Ulcerative Colitis

Ulcerative colitis (UC) is a disease that causes inflammation and sores, called ulcers, in the lining of the rectum and colon.

Ulcerative colitis can be debilitating and sometimes can lead to life-threatening complications. While it has no known cure, treatment can greatly reduce signs and symptoms of the disease and even bring about long-term remission. Most people with ulcerative colitis receive care from a gastroenterologist, a doctor who specializes in digestive diseases.

Ulcerative colitis can occur in people of any age.

However, it is more likely to develop in people:
  • Between the ages of 15 and 30

  • Older than 60

  • Who have a family member with IBD

  • Of Jewish descent

The exact cause of ulcerative colitis is unknown. Researchers believe the following factors may play a role in causing ulcerative colitis:

  • Overactive intestinal immune system.

Scientists believe one cause of ulcerative colitis may be an abnormal immune reaction in the intestine. Researchers believe bacteria or viruses can mistakenly trigger the immune system to attack the inner lining of the large intestine. This immune system response causes the inflammation, leading to symptoms.

  • Genes.

Ulcerative colitis sometimes runs in families. Research studies have shown that certain abnormal genes may appear in people with ulcerative colitis. However, researchers have not been able to show a clear link between the abnormal genes and ulcerative colitis.

  • Environment.

Some studies suggest that certain things in the environment may increase the chance of a person getting ulcerative colitis, although the overall chance is low. Nonsteroidal anti-inflammatory drugs, antibiotics and oral contraceptives may slightly increase the chance of developing ulcerative colitis. A high-fat diet may also slightly increase the chance of getting ulcerative colitis. 

You may have the following signs and symptoms, depending on which part of the colon is inflamed:
  • Diarrhea, often with blood or pus

  • Abdominal pain and cramping

  • Rectal pain

  • Rectal bleeding — passing small amount of blood with stool

  • Urgency to defecate
  • Inability to defecate despite urgency
  • Weight loss
  • Fatigue
  • Fever
  • In children, failure to grow

Most people with ulcerative colitis have mild to moderate symptoms. The course of ulcerative colitis may vary, with some people having long periods of remission.
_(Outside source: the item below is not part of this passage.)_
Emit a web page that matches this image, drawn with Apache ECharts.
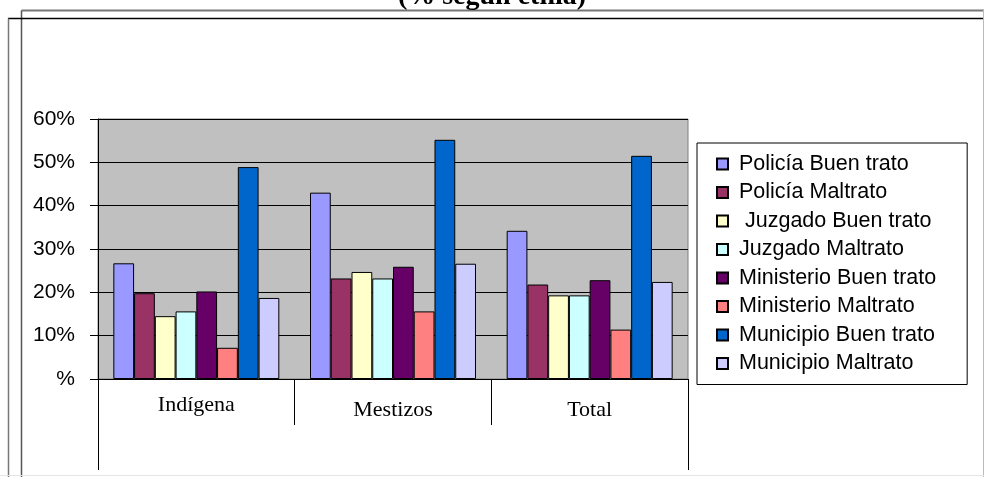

A health care provider diagnoses ulcerative colitis with the following:

  • Medical and family history

  • Physical exam

  • Lab tests

  • Endoscopies of the large intestine

A healthcare provider treats ulcerative colitis with medications and surgery. Which treatment a person needs depends on the severity of the disease and symptoms. Each person experiences ulcerative colitis differently, so health care providers adjust treatments to improve the person's symptoms and induce, or bring about, remission.